On pg. 8 of these notes, Bergman says that a group $G$ contains an inverse operation $i:G\to G$, along with $\mu:G\times G\to G$ and a "neutral element" $e$. Hence, a group should be referred to as $(|G|,\mu,i,e)$.
Is there really an inverse operation? I thought an inverse is an element such that $\mu(a,a^{-1})=e$.
Is there really any need to mention a group as $(|G|,\mu,i,e)$, when just $(|G|,\mu)$ will do perfectly?
On
Ok, so saying that $G$ is a group having the operation $\mu$ implicitly gives us an inverse map and a neutral element, so we can just drop $i$ and $e$. But why stop there? Why not just say that saying "$G$ is a group" implicitly gives us an operation, and therefore writing $\mu$ is superfluous? Of course, this is perfectly fine, especially if you never intend to write $\mu$.

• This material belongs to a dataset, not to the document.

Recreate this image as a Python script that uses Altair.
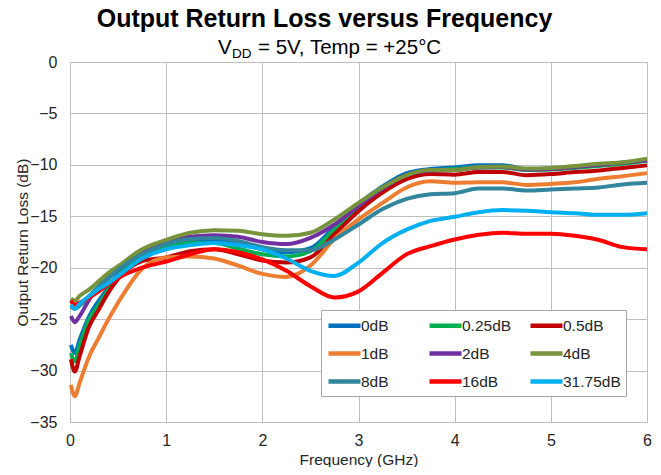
import altair as alt
import pandas as pd

# ---- data ----
freq = [0.01, 0.05, 0.1, 0.2, 0.3, 0.4, 0.5, 0.75, 1.0, 1.25, 1.5, 1.75, 2.0, 2.25,
        2.5, 2.75, 3.0, 3.25, 3.5, 3.75, 4.0, 4.25, 4.5, 4.75, 5.0, 5.25, 5.5, 5.75, 6.0]

s_0dB = [-27.5, -28.3, -27.0, -24.7, -23.2, -21.9, -20.6, -18.9, -17.95, -17.4, -17.3, -17.6, -18.2, -18.5,
         -18.1, -16.0, -13.8, -12.1, -10.8, -10.4, -10.25, -10.05, -10.05, -10.4, -10.35, -10.2, -10.0, -9.8, -9.55]
s_025dB = [-28.3, -29.1, -27.6, -25.0, -23.6, -22.1, -20.8, -19.0, -18.05, -17.6, -17.6, -18.15, -18.7, -18.9,
           -18.4, -16.3, -14.2, -12.4, -11.0, -10.6, -10.4, -10.25, -10.25, -10.5, -10.45, -10.3, -10.1, -9.9, -9.6]
s_05dB = [-28.9, -30.1, -28.6, -25.7, -24.05, -22.4, -21.1, -19.35, -19.0, -18.4, -18.2, -18.7, -19.3, -19.5,
          -19.0, -16.75, -14.5, -12.7, -11.4, -10.9, -10.95, -10.7, -10.7, -11.0, -10.9, -10.7, -10.55, -10.3, -10.05]
s_1dB = [-31.4, -32.5, -31.2, -28.6, -26.8, -25.0, -23.4, -20.1, -19.0, -18.9, -19.1, -19.8, -20.6, -20.9,
         -19.8, -17.2, -15.3, -13.7, -12.2, -11.6, -11.75, -11.7, -11.7, -11.95, -11.85, -11.7, -11.35, -11.1, -10.8]
s_2dB = [-24.7, -25.3, -24.7, -23.1, -21.8, -21.0, -20.2, -18.6, -17.6, -17.0, -16.85, -17.0, -17.5, -17.7,
         -17.1, -15.8, -14.0, -12.3, -11.0, -10.55, -10.5, -10.25, -10.2, -10.45, -10.4, -10.2, -10.0, -9.8, -9.55]
s_4dB = [-23.0, -23.2, -22.75, -22.1, -21.3, -20.5, -19.85, -18.2, -17.3, -16.6, -16.35, -16.4, -16.75, -16.9,
         -16.6, -15.3, -13.7, -12.2, -11.0, -10.5, -10.5, -10.2, -10.15, -10.35, -10.3, -10.1, -9.9, -9.75, -9.4]
s_8dB = [-23.8, -24.0, -23.7, -22.75, -21.8, -21.0, -20.2, -18.7, -17.7, -17.2, -17.1, -17.4, -18.0, -18.3,
         -18.3, -17.25, -15.8, -14.3, -13.3, -12.85, -12.75, -12.3, -12.3, -12.5, -12.4, -12.3, -12.2, -11.9, -11.75]
s_16dB = [-23.2, -23.6, -23.4, -22.9, -22.3, -21.6, -21.0, -20.0, -19.4, -18.7, -18.2, -18.5, -19.2, -20.3,
          -21.8, -22.9, -22.3, -20.5, -18.7, -17.9, -17.25, -16.8, -16.6, -16.7, -16.7, -16.9, -17.3, -18.0, -18.2]
s_3175dB = [-23.6, -24.0, -23.5, -22.75, -22.05, -21.5, -20.8, -19.1, -18.2, -17.8, -17.6, -17.8, -18.2, -19.1,
            -20.3, -20.8, -19.5, -17.6, -16.3, -15.45, -15.05, -14.6, -14.4, -14.45, -14.6, -14.7, -14.85, -14.85, -14.7]

names = ["0dB", "0.25dB", "0.5dB", "1dB", "2dB", "4dB", "8dB", "16dB", "31.75dB"]
colors = ["#0070C0", "#00B050", "#C00000", "#ED7D31", "#7030A0", "#77933C", "#31859C", "#FF0000", "#00B0F0"]
series = [s_0dB, s_025dB, s_05dB, s_1dB, s_2dB, s_4dB, s_8dB, s_16dB, s_3175dB]

x_ticks = [0, 1, 2, 3, 4, 5, 6]
y_ticks = [-35, -30, -25, -20, -15, -10, -5, 0]

title_text = "Output Return Loss versus Frequency"
sub_v = "V"
sub_dd = "DD"
sub_rest = "= 5V, Temp = +25°C"
x_title = "Frequency (GHz)"
y_title = "Output Return Loss (dB)"

FONT = "Liberation Sans"
GRID = "#BFBFBF"

rows = []
for n, s in zip(names, series):
    for f, v in zip(freq, s):
        rows.append({"f": f, "v": v, "series": n})
df = pd.DataFrame(rows)

x_enc = alt.X("f:Q", scale=alt.Scale(domain=[0, 6], nice=False, zero=False),
              axis=alt.Axis(values=x_ticks, title=x_title, format="d", grid=True,
                            gridColor=GRID, domainColor=GRID, ticks=False,
                            labelFont=FONT, labelFontSize=16, labelColor="#262626",
                            labelPadding=10, labelFlush=False,
                            titleFont=FONT, titleFontSize=15.5, titleFontWeight="normal",
                            titleColor="#262626", titleX=288.5, titleY=37,
                            titleBaseline="middle", titleAlign="center"))
y_enc = alt.Y("v:Q", scale=alt.Scale(domain=[-35, 0], nice=False, zero=False),
              axis=alt.Axis(values=y_ticks, title=y_title, format="d", grid=True,
                            gridColor=GRID, domainColor=GRID, ticks=False,
                            labelFont=FONT, labelFontSize=16, labelColor="#262626",
                            labelPadding=13, labelFlush=False,
                            titleFont=FONT, titleFontSize=15.5, titleFontWeight="normal",
                            titleColor="#262626", titleX=-48, titleY=180, titleAngle=270,
                            titleBaseline="middle", titleAlign="center"))
color_enc = alt.Color("series:N", scale=alt.Scale(domain=names, range=colors),
                      legend=alt.Legend(title=None, orient="none", legendX=251, legendY=248,
                                        direction="horizontal", columns=3, gridAlign="all",
                                        symbolType="M-1,0H3", symbolSize=256,
                                        symbolStrokeWidth=4.5,
                                        labelFont=FONT, labelFontSize=15.5, labelColor="#262626",
                                        labelOffset=14, rowPadding=8, columnPadding=1,
                                        padding=5, strokeColor="#A6A6A6", fillColor="white",
                                        labelLimit=200))

layers = []
for n in names:
    layers.append(
        alt.Chart(df).transform_filter(alt.datum.series == n)
        .mark_line(strokeWidth=4, interpolate="monotone")
        .encode(x=x_enc, y=y_enc, color=color_enc)
    )

text_df = pd.DataFrame({"title": [title_text], "v": [sub_v], "dd": [sub_dd], "rest": [sub_rest]})
title_mark = alt.Chart(text_df).mark_text(font=FONT, fontSize=25, fontWeight="bold", align="center",
                                           baseline="alphabetic", color="#000000").encode(
    text="title:N", x=alt.value(254.5), y=alt.value(-35))
sub1 = alt.Chart(text_df).mark_text(font=FONT, fontSize=20.5, align="left",
                                     baseline="alphabetic", color="#000000").encode(
    text="v:N", x=alt.value(148), y=alt.value(-8))
sub2 = alt.Chart(text_df).mark_text(font=FONT, fontSize=13.5, align="left",
                                     baseline="alphabetic", color="#000000").encode(
    text="dd:N", x=alt.value(162), y=alt.value(-4))
sub3 = alt.Chart(text_df).mark_text(font=FONT, fontSize=20.5, align="left",
                                     baseline="alphabetic", color="#000000").encode(
    text="rest:N", x=alt.value(188), y=alt.value(-8))

chart = alt.layer(*layers, title_mark, sub1, sub2, sub3).properties(
    width=577, height=360,
    autosize=alt.AutoSizeParams(type="none"),
    padding={"left": 62, "top": 54, "right": 6, "bottom": 45},
).configure_view(stroke=GRID).configure(background="white")

chart.save("out.html", embed_options={"renderer": "svg", "actions": False})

The point is that the usefulness of a notation is dictated by the usage the author intends. In something like a universal algebra book, expressing all four pieces of data in compact notation like this is the best thing to serve their needs. In another book, another author may use a slimmed down version because it suits his/her purposes just fine. You can do that provided that the context you're in does not admit chances for confusion.
If you intend to talk about a semigroup $S$ and/or a monoid $M$ in the same context, then you'd probably want to adopt similar notations like $(|S|,\mu_S)$ and $(|M|,\mu_M,1_M)$, and one can tell, at a glance, all of the important specified data.
On
Notice that when you said
an inverse is an element such that $μ(a,a^{−1})=e$.
you are using the notation $a^{-1}$ without having defined it. What, exactly, does $a^{-1}$ mean? One of the axioms of a group is that
for each element $a$, there exists an element $b$ such that $\mu(a,b) = \mu(b,a) = e$.
By skolemizing this existence statement, we obtain the equivalent statement:
there is a function $i$ with the property that
for each element $a$, we have $\mu(a, i(a)) = \mu(i(a), a) = e$
and we conventionally denote $i(a)$ as $a^{-1}$. This is the definition of the $a^{-1}$ notation.
In informal treatments, we leave all this implicit, but the idea is still there: whenever you write ‘$a^{-1}$’ you are implicitly assuming the existence of a function that maps each $a$ to its inverse. Until you construct such a function, your use of the notation $a^{-1}$ is unjustified.
On
Yes, there really is an inverse operation in a group. Remember that you don't just need to have a single inverse $x^{-1}$ for some arbitrary $x$, but an inverse for every $x \in |G|$. Given these inverses, we can define a function $\iota: |G| \to |G|$ as $\iota(x) = x^{-1}$, and this $\iota$ is precisely the operation that, applied to any element of the group, gives its inverse.
As for your second question, if you scroll down to page 9, you'll find the following note by Bergman that directly addresses it:
There is another denition of group that you have probably also seen: In effect, a group is defined to be a pair $(|G|,\cdot)$, such that $G$ is a set, and $\cdot$ is a map $|G|\times|G|\to|G|$ satisfying $$ (\forall x,y,z \in |G|)\ (x \cdot y)\cdot z = x \cdot (y \cdot z), \\ \tag{1.2.2} (\exists e \in |G|)\ ((\forall x \in |G|)\ e \cdot x = x = x \cdot e) \land \\ \hspace{9em} ((\forall x \in |G|)\ (\exists y \in |G|)\ y \cdot x = e = x \cdot y). $$
It is easy to show that given $(|G|,\cdot)$ satisfying (1.2.2), there exist a unique operation $^{-1}$ and a unique element $e$ such that $(|G|,\cdot, \,^{-1}, e)$ satisfies (1.2.1). (Remember the lemmas saying that neutral elements and 2-sided inverses are unique when they exist.) Thus, these two versions of the concept of group provide equivalent information. Our description using 4-tuples may seem "uneconomical" compared with one using pairs, but we will stick with it. We shall eventually see that, more important than the number of terms in the tuple, is the fact that condition (1.2.1) consists of identities, i.e., universally quantified equations, while (1.2.2) does not. But we will at times acknowledge the idea of the second definition; for instance, when we ask (imprecisely) whether some semigroup "is a group".
You are correct that since the neutral element and the inverse are unique in a group, they need not be mentioned (they are properties of the multiplication rather than really distinguished elements). But it can still be practical to single out these two things, as they are after all there, and when generalizing the concept of a group to that of a group-element in a category, they become important.